As cidades pequenas e cheias de história me fascinam e despertam minha curiosidade… boa dica!
Beijo grande <º(((<
Bia
Olá Ruthia interessante esta cidade geograficamente. Fale sim depois sobre as artérias, fiquei curioso. Lembra as velhas cidades de Minas no sobe e desce.Vou ler mais sobre ela no Google.
Valeu amiga e que a semana esteja bela e boa.
Abraços.
Existem várias aldeias históricas, de ruas íngremes e sinuosas, das quais já falei várias vezes aqui n'O Berço. Mas uma cidade é outra história, porque temos que partilhar essas ruas estreitas com os carros. Em algumas zonas da cidade, as ruas são tão estreitas que nem sequer há espaço para um passeio, para os peões.
Boa semana
A Serra da Estrela ficou pendente no nosso itinerário por Portugal e, é certo, que ela entrará (junto com Covilhã! rs) no nosso próximo roteiro pelo país! Quem sabe até lá a estrutura não há de ter melhorado um pouco? 🙂
Um beijinho,
Ana Christ
Apesar de pequeno, Portugal tem muitos recantos maravilhosos. Seria muito difícil conhecer tudo numa primeira viagem.

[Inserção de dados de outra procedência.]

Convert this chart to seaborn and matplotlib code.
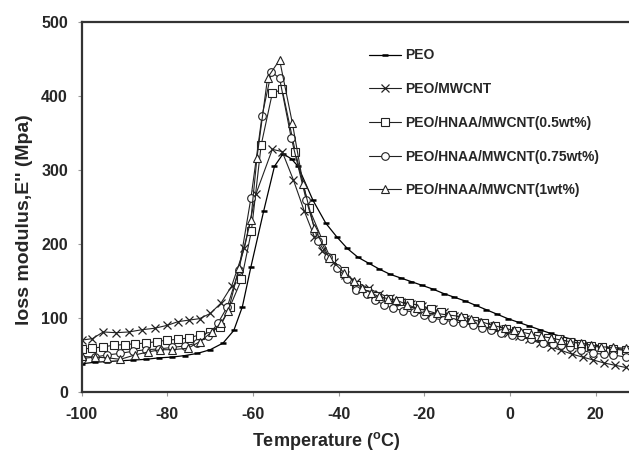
import numpy as np
import pandas as pd
import matplotlib
matplotlib.use("Agg")
import matplotlib.pyplot as plt
import seaborn as sns

# values
t_peo = [-100, -97, -94, -91, -88, -85, -82, -79, -76, -73, -70, -67, -64.5, -62.5, -60.5, -57.5, -55, -53, -51,
         -49.5, -46, -43, -40.5, -38, -35.5, -33, -30.5, -28, -25.5, -23, -20.5, -18, -15.5, -13, -10.5, -8, -5.5,
         -3, -0.5, 2, 4.5, 7, 9.5, 12, 14.5, 17, 19.5, 22, 24.5, 27]
e_peo = [38, 40, 41, 42, 43, 44, 46, 47, 49, 52, 57, 66, 83, 115, 169, 245, 305, 322, 315,
         305, 259, 228, 210, 194, 182, 174, 166, 159, 154, 149, 144, 139, 133, 128, 123, 117, 111,
         105, 99, 94, 89, 84, 79, 75, 71, 67, 64, 61, 59, 57]

t_mwcnt = [-100, -97.5, -95, -92, -89, -86, -83, -80, -77.5, -75, -72.5, -70, -67.5, -65, -62, -59.3, -55.5, -53.2,
           -50.6, -48, -45.7, -43.8, -41, -38.5, -36, -33, -30.5, -28, -25.5, -23, -20.5, -18, -15.5, -13, -10.5,
           -8, -5.5, -3, -0.5, 2, 4.5, 7, 9.5, 12, 14.5, 17, 19.5, 22, 24.5, 27]
e_mwcnt = [70, 72, 81, 80, 81, 84, 86, 90, 95, 97, 99, 106, 120, 143, 195, 268, 328, 325,
           287, 244, 210, 190, 176, 158, 149, 140, 133, 127, 122, 119, 116, 112, 108, 103, 98,
           94, 89, 85, 79, 75, 71, 66, 61, 56, 51, 47, 43, 39, 36, 33]

t_05 = [-100, -97.5, -95, -92.5, -90, -87.5, -85, -82.5, -80, -77.5, -75, -72.5, -70, -67.7, -65.4, -62.7, -60.4,
        -58.1, -55.5, -53.2, -50.1, -46.9, -43.8, -41.9, -38.7, -35.9, -33.5, -31, -28.5, -26, -23.5, -21, -18.5,
        -16, -13.5, -11, -8.5, -6, -3.5, -1, 1.5, 4, 6.5, 9, 11.5, 14, 16.5, 19, 21.5, 24, 27]
e_05 = [58, 59, 61, 63, 64, 65, 66, 68, 70, 71, 73, 77, 81, 88, 115, 152, 217,
        334, 404, 409, 324, 248, 205, 181, 163, 145, 136, 130, 126, 123, 120, 117, 112,
        108, 104, 100, 96, 93, 89, 85, 82, 79, 76, 73, 71, 68, 65, 62, 60, 58, 56]

t_075 = [-100, -97, -94, -91, -88, -85, -82, -79, -76, -73, -70.5, -68.2, -66, -63.3, -60.5, -57.9, -55.7, -53.8,
         -51.1, -47.6, -44.8, -42.5, -40.3, -38, -35.9, -33.5, -31.6, -29.5, -27.4, -25, -22.3, -20, -18.1, -15.7,
         -13.4, -11, -8.7, -6.5, -4.5, -2, 0.5, 2.5, 5, 7.7, 10, 11.9, 14, 16.6, 19.4, 22, 24.1, 27]
e_075 = [45, 47, 50, 52, 55, 57, 58, 60, 62, 66, 75, 93, 115, 165, 262, 373, 433, 424,
         344, 260, 204, 183, 168, 152, 138, 132, 124, 118, 113, 110, 108, 104, 100, 97,
         95, 93, 90, 87, 84, 80, 77, 75, 71, 66, 65, 63, 60, 57, 52, 51, 50, 47]

t_1 = [-100, -97, -94, -91, -87.5, -84.5, -81.7, -78.9, -75.2, -72.4, -69.6, -67.5, -65.8, -63.3, -60.5, -59.1,
       -56.6, -53.8, -50.8, -48.3, -45.7, -42.2, -38.7, -36.5, -34.5, -32.5, -30.7, -28.5, -26.5, -24, -21.8,
       -19.5, -17.1, -14.5, -11.5, -9, -6.8, -4, -1.2, 1, 2.5, 5, 7.2, 9.5, 11.9, 14, 16.6, 19, 21.3, 24, 27]
e_1 = [48, 47, 46, 44, 50, 54, 57, 57, 59, 68, 81, 93, 109, 167, 233, 316,
       425, 449, 363, 281, 222, 181, 161, 150, 140, 134, 129, 126, 124, 118, 113,
       110, 106, 104, 102, 98, 95, 90, 86, 83, 81, 78, 75, 73, 70, 68, 66, 63, 61, 60, 59]

labels = ["PEO", "PEO/MWCNT", "PEO/HNAA/MWCNT(0.5wt%)", "PEO/HNAA/MWCNT(0.75wt%)", "PEO/HNAA/MWCNT(1wt%)"]
markers = ["_", "x", "s", "o", "^"]

sns.set_style("ticks")
plt.rcParams["font.family"] = ["Liberation Sans", "DejaVu Sans"]
plt.rcParams["font.weight"] = "bold"
plt.rcParams["axes.unicode_minus"] = False
plt.rcParams["mathtext.fontset"] = "custom"
plt.rcParams["mathtext.rm"] = "Liberation Sans:bold"
plt.rcParams["mathtext.it"] = "Liberation Sans:bold"

fig = plt.figure(figsize=(6.29, 4.53), dpi=100)
ax = fig.add_axes([0.130, 0.135, 0.87, 0.816])

ink = "#222222"
series = [(t_peo, e_peo), (t_mwcnt, e_mwcnt), (t_05, e_05), (t_075, e_075), (t_1, e_1)]
for (t, e), lab, m in zip(series, labels, markers):
    df = pd.DataFrame({"T": t, "E": e})
    if m == "_":
        sns.lineplot(data=df, x="T", y="E", ax=ax, color="black", lw=0.9, marker=m,
                     markersize=5, markeredgewidth=1.8, markeredgecolor="black", label=lab)
    elif m == "x":
        sns.lineplot(data=df, x="T", y="E", ax=ax, color=ink, lw=0.8, marker=m,
                     markersize=6, markeredgewidth=0.9, markeredgecolor=ink, label=lab)
    else:
        sns.lineplot(data=df, x="T", y="E", ax=ax, color=ink, lw=0.8, marker=m,
                     markersize=5.5, markerfacecolor="white", markeredgecolor=ink,
                     markeredgewidth=0.8, label=lab)

ax.set_xlim(-100, 27.8)
ax.set_ylim(0, 500)
ax.set_xticks([-100, -80, -60, -40, -20, 0, 20])
ax.set_yticks([0, 100, 200, 300, 400, 500])
ax.tick_params(axis="both", labelsize=11.5, length=3, width=0.8, color="#999999")
ax.tick_params(axis="y", pad=7)
ax.tick_params(axis="x", pad=8)

for s in ["left", "bottom", "top"]:
    ax.spines[s].set_linewidth(1.6)
    ax.spines[s].set_color("#333333")
ax.spines["right"].set_visible(False)

ax.set_xlabel(r"Temperature ($^{\mathrm{o}}$C)", fontsize=13, fontweight="bold")
ax.set_ylabel("loss modulus,E'' (Mpa)", fontsize=14, fontweight="bold")
ax.xaxis.set_label_coords(0.446, -0.103)
ax.yaxis.set_label_coords(-0.09, 0.465)

ax.legend(loc="upper left", bbox_to_anchor=(0.587, 0.893), bbox_transform=fig.transFigure,
          frameon=False, handlelength=2.3, handletextpad=0.3, labelspacing=1.42,
          borderpad=0, borderaxespad=0, prop={"weight": "bold", "size": 10})

fig.savefig("out.png", dpi=100)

Assim tem mais motivos para voltar.
Beijinho
Covilhã é uma cidade que visitei recentemente … mas que revivi e aprendi mais um pouco ao ler este s/ texto. Cada vez estou mais convencido do aforismo popular de que «quem não estuda e quer saber, ou passeia ou sabe ler». Felizmente que eu consigo preencher as duas condições. rss
Parabéns pela excelente escrita. Abraço do Carlos da gama
Concordo. Passear é uma excelente forma de conhecer o mundo. Nem tudo vem nos livros. Há um ditado que diz "não me diga o quanto estudou, diga-me o quanto viajou".
Abraço
Que bonita! Fiquei com vontade de conhecer…
Abraço.
Gostei do seu Blog, parabéns…
Grata pela visita e pelo comentário. Seja bem vinda!

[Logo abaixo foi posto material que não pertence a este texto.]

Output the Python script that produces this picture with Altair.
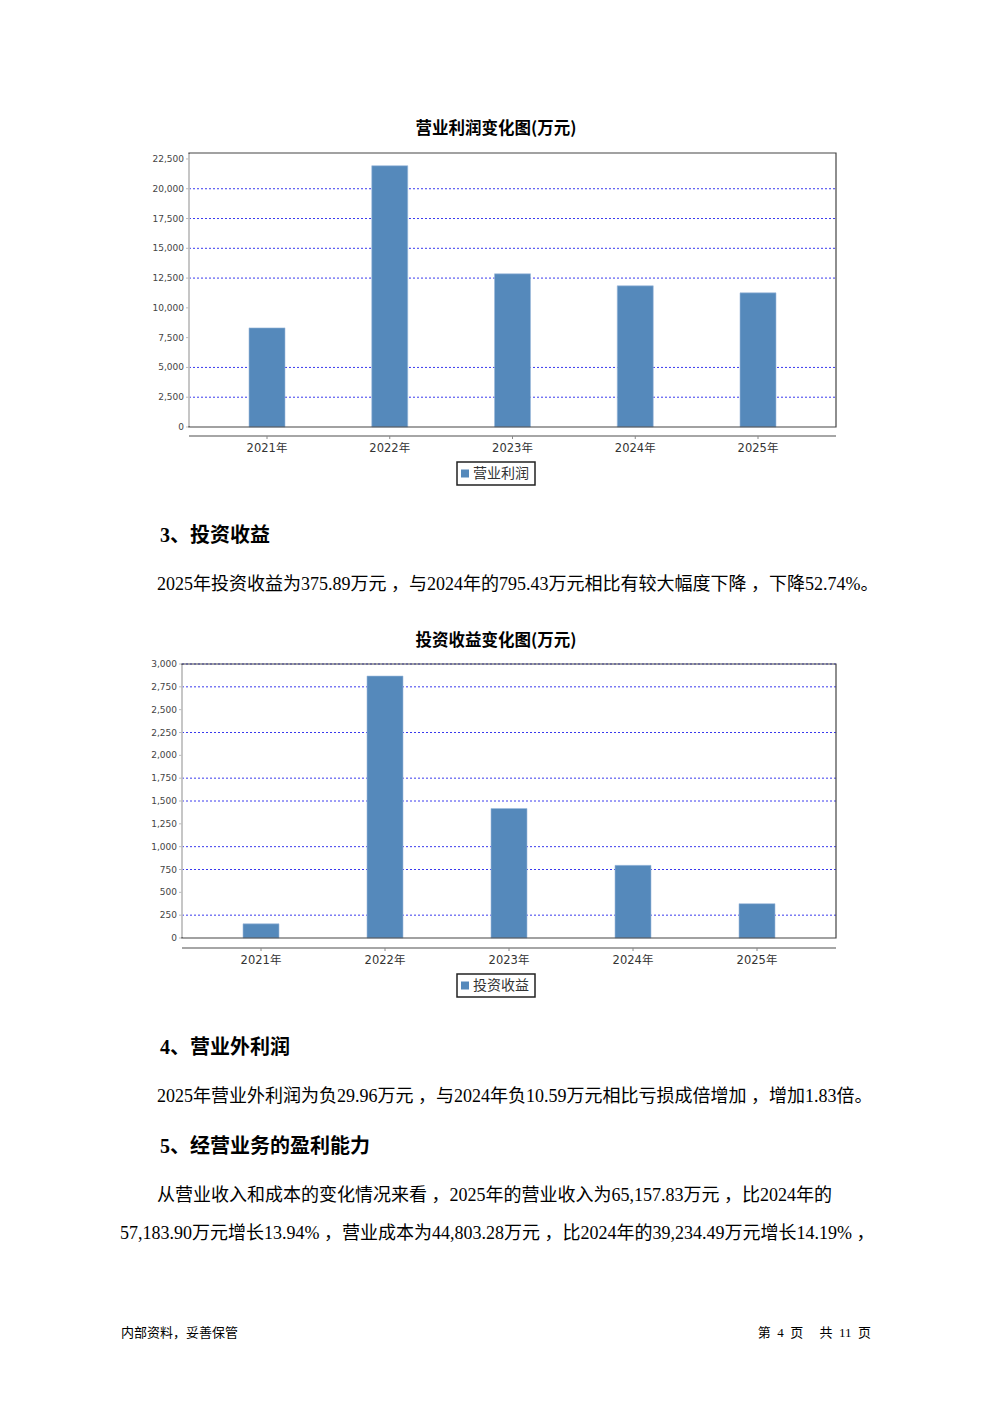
import altair as alt
import pandas as pd

# ---------------- data ----------------
years = ["2021年", "2022年", "2023年", "2024年", "2025年"]
op_profit = [8320, 21930, 12860, 11850, 11260]          # 营业利润 (万元)
inv_income = [155, 2868, 1418, 795.43, 375.89]           # 投资收益 (万元)

profit_ticks = [0, 2500, 5000, 7500, 10000, 12500, 15000, 17500, 20000, 22500]
profit_grid = [2500, 5000, 12500, 15000, 17500, 20000]
inv_ticks = [0, 250, 500, 750, 1000, 1250, 1500, 1750, 2000, 2250, 2500, 2750, 3000]
inv_grid = [250, 750, 1000, 1500, 1750, 2250, 2750, 3000]

title1 = "营业利润变化图(万元)"
title2 = "投资收益变化图(万元)"
series1 = "营业利润"
series2 = "投资收益"

heading3 = "3、投资收益"
para3 = "2025年投资收益为375.89万元 ，与2024年的795.43万元相比有较大幅度下降 ，下降52.74%。"
heading4 = "4、营业外利润"
para4 = "2025年营业外利润为负29.96万元 ，与2024年负10.59万元相比亏损成倍增加 ，增加1.83倍。"
heading5 = "5、经营业务的盈利能力"
para5a = "从营业收入和成本的变化情况来看 ，2025年的营业收入为65,157.83万元 ，比2024年的"
para5b = "57,183.90万元增长13.94% ，营业成本为44,803.28万元 ，比2024年的39,234.49万元增长14.19% ，"
footer_left = "内部资料，妥善保管"
footer_right = "第\u00a0\u00a04\u00a0\u00a0页\u00a0\u00a0\u00a0\u00a0\u00a0共\u00a0\u00a011\u00a0\u00a0页"

# ---------------- style ----------------
OFF = 8
BAR = "#5589bb"
GRID = "#3a3aee"
SANS = "DejaVu Sans, Noto Sans CJK SC"
CJK = "Noto Sans CJK SC"
DOC = "Liberation Serif, Noto Sans CJK SC"
PARA_SIZE = 18
HEAD_SIZE = 20


def P(v):
    return v - OFF


def text_layer(s, x, y, size, font, bold=False, align="left", color="#000"):
    return alt.Chart(pd.DataFrame({"t": [s]})).mark_text(
        align=align, baseline="middle", fontSize=size, font=font,
        fontWeight="bold" if bold else "normal", color=color
    ).encode(x=alt.value(P(x)), y=alt.value(P(y)), text="t:N")


def panel(title, series, values, ticks, grid, ymax, left, right, top, bottom,
          c_first, c_last, title_y, axis_y, label_y, legend_y):
    step = (c_last - c_first) / 4
    xs = alt.Scale(domain=years, range=[P(c_first - step / 2), P(c_last + step / 2)],
                   paddingInner=0, paddingOuter=0)
    ys = alt.Scale(domain=[0, ymax], range=[P(bottom), P(top)], nice=False, zero=True)
    df = pd.DataFrame({"year": years, "v": values})
    layers = []
    # title
    layers.append(text_layer(title, 496, title_y, 16.5, CJK, bold=True, align="center"))
    # grid
    layers.append(alt.Chart(pd.DataFrame({"g": grid})).mark_rule(
        color=GRID, strokeDash=[2, 2], strokeWidth=1).encode(
        y=alt.Y("g:Q", scale=ys, axis=None), x=alt.value(P(left)), x2=alt.value(P(right))))
    # y tick marks
    layers.append(alt.Chart(pd.DataFrame({"g": ticks})).mark_rule(
        color="#bbbbbb", strokeWidth=1).encode(
        y=alt.Y("g:Q", scale=ys, axis=None), x=alt.value(P(left - 3)), x2=alt.value(P(left))))
    # y labels
    layers.append(alt.Chart(pd.DataFrame({"g": ticks})).mark_text(
        align="right", baseline="middle", fontSize=9, font=SANS, color="#444").encode(
        y=alt.Y("g:Q", scale=ys, axis=None), x=alt.value(P(left - 5)),
        text=alt.Text("g:Q", format=",")))
    # bars
    layers.append(alt.Chart(df).mark_bar(size=36, color=BAR, stroke="#9dbbdc", strokeWidth=0.6).encode(
        x=alt.X("year:N", scale=xs, axis=None, sort=years),
        y=alt.Y("v:Q", scale=ys, axis=None)))
    # frame
    layers.append(alt.Chart(pd.DataFrame({"a": [0]})).mark_rect(
        fill=None, stroke="#444", strokeWidth=1.2).encode(
        x=alt.value(P(left)), x2=alt.value(P(right)), y=alt.value(P(top)), y2=alt.value(P(bottom))))
    layers.append(alt.Chart(pd.DataFrame({"a": [0]})).mark_rule(
        color="#d8d8d8", strokeWidth=1.5).encode(
        x=alt.value(P(left)), y=alt.value(P(top + 1)), y2=alt.value(P(bottom - 1))))
    # x axis line
    layers.append(alt.Chart(pd.DataFrame({"a": [0]})).mark_rule(
        color="#888", strokeWidth=1.5).encode(
        x=alt.value(P(left)), x2=alt.value(P(right)), y=alt.value(P(axis_y))))
    # x ticks
    layers.append(alt.Chart(df).mark_rule(color="#888", strokeWidth=1).encode(
        x=alt.X("year:N", scale=xs, axis=None, sort=years),
        y=alt.value(P(axis_y)), y2=alt.value(P(axis_y + 3))))
    # x labels
    layers.append(alt.Chart(df).mark_text(
        align="center", baseline="middle", fontSize=11.5, font=SANS, color="#333").encode(
        x=alt.X("year:N", scale=xs, axis=None, sort=years),
        y=alt.value(P(label_y)), text="year:N"))
    # legend
    layers.append(alt.Chart(pd.DataFrame({"a": [0]})).mark_rect(
        fill="white", stroke="#222", strokeWidth=1.5).encode(
        x=alt.value(P(457)), x2=alt.value(P(535)), y=alt.value(P(legend_y - 11.5)),
        y2=alt.value(P(legend_y + 11.5))))
    layers.append(alt.Chart(pd.DataFrame({"a": [0]})).mark_rect(color=BAR).encode(
        x=alt.value(P(461)), x2=alt.value(P(469)), y=alt.value(P(legend_y - 4)),
        y2=alt.value(P(legend_y + 4))))
    layers.append(text_layer(series, 473, legend_y, 14, CJK, color="#333"))
    return layers


layers = []
layers += panel(title1, series1, op_profit, profit_ticks, profit_grid, 23000,
                189, 836, 153, 427, 267, 758, 129, 436, 448.5, 473.5)
layers += panel(title2, series2, inv_income, inv_ticks, inv_grid, 3000,
                182, 836, 664, 938, 261, 757, 641, 948, 960.5, 985.5)

layers.append(text_layer(heading3, 160, 536, HEAD_SIZE, DOC, bold=True))
layers.append(text_layer(para3, 157, 585, PARA_SIZE, DOC))
layers.append(text_layer(heading4, 160, 1048, HEAD_SIZE, DOC, bold=True))
layers.append(text_layer(para4, 157, 1097, PARA_SIZE, DOC))
layers.append(text_layer(heading5, 160, 1147, HEAD_SIZE, DOC, bold=True))
layers.append(text_layer(para5a, 157, 1196, PARA_SIZE, DOC))
layers.append(text_layer(para5b, 120, 1234, PARA_SIZE, DOC))
layers.append(text_layer(footer_left, 121, 1333, 13, CJK))
layers.append(text_layer(footer_right, 871, 1333, 13, DOC, align="right"))

chart = alt.layer(*layers).resolve_scale(x="independent", y="independent").properties(
    width=976, height=1385, padding=0, autosize="none"
).configure_view(stroke=None)

chart.save("out.html", embed_options={"renderer": "svg", "actions": False})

Quanod for lá, vou levar a sua nota mental 😉
Boa semana e boas viagens 😉
adorei a nota mental!!!! mais uma que foi pro caderno/agenda de viagens!!!
bjs querida amiga, desejando excelente semana para vocês
Vou tentar passar por lá este Verão 🙂 Pernocas fortes, tenho, graças a Deus!
Beijinhos
Isso é dos pratos maravilhosos que fazes. Tens que ser energética, hihi.
Beijinho
Cartas a uma brasileira – Minha querida Leonor:
Como menina mimosa e perricenta, agarrada aos vestidos da senhora sua mãe – a Serra da Estrela – e amparada pelos braços frescos e roliços das suas aias – as ribeiras de Carpinteira e de Goldra – que a cercam de confortos, assim tem vivido a cidade da Covilhã. E, sempre que algum sábio arquitecto, namorado das suas graças, lhe entremostra os esplendores do mundo, lá em baixo, os altos destinos a que tem direito pelos dons com que a natureza a exornou, pelos que a sua ascendência ilustre lhe outorgou e pelas suas especiaes habilidades conquistou, vai de fazer beicinho e é num gesto de amuada que toma o braço do namorado e devagar, muito devagar, vai descendo à planície.
….
Emília de Sousa Costa – 1922
Covilhã, o meu concelho de nascimento…
A Estrela, quase sem darmos conta, está sempre presente. Até há poucos anos eram os lanifícios, com fábricas às dezenas, que marcavam o compasso. Hoje, com a globalidade, apenas sobreviveram as mais ágeis, as mais versáteis, com negócios por todo o mundo. E, como quem não quer a coisa, foi a UBI (Universidade da Beira Interior) que começou a tomar as rédeas do burgo, dando azo a mil e uma actividades paralelas. Mas sempre com ruas íngremes, a exigir "pernas fortes", essa é lei da Estrela, que ultrapassa os homens.
Bela reportagem, Ruthia 🙂
Beijinho 🙂
Conheço a Covilhã, mas faz muitos anos que lá não vou. Esta reportagem suscitou-me o desejo de retorno tão logo tenha oportunidade. Parabéns pela postagem tão bem descrita. O mundo é cheio de esplendores e aqui está um deles bem ao lado da Serra da Estrela, ponto mais alto de Portugal. Vamo-nos preparar para conhecer melhor em loco. Até breve.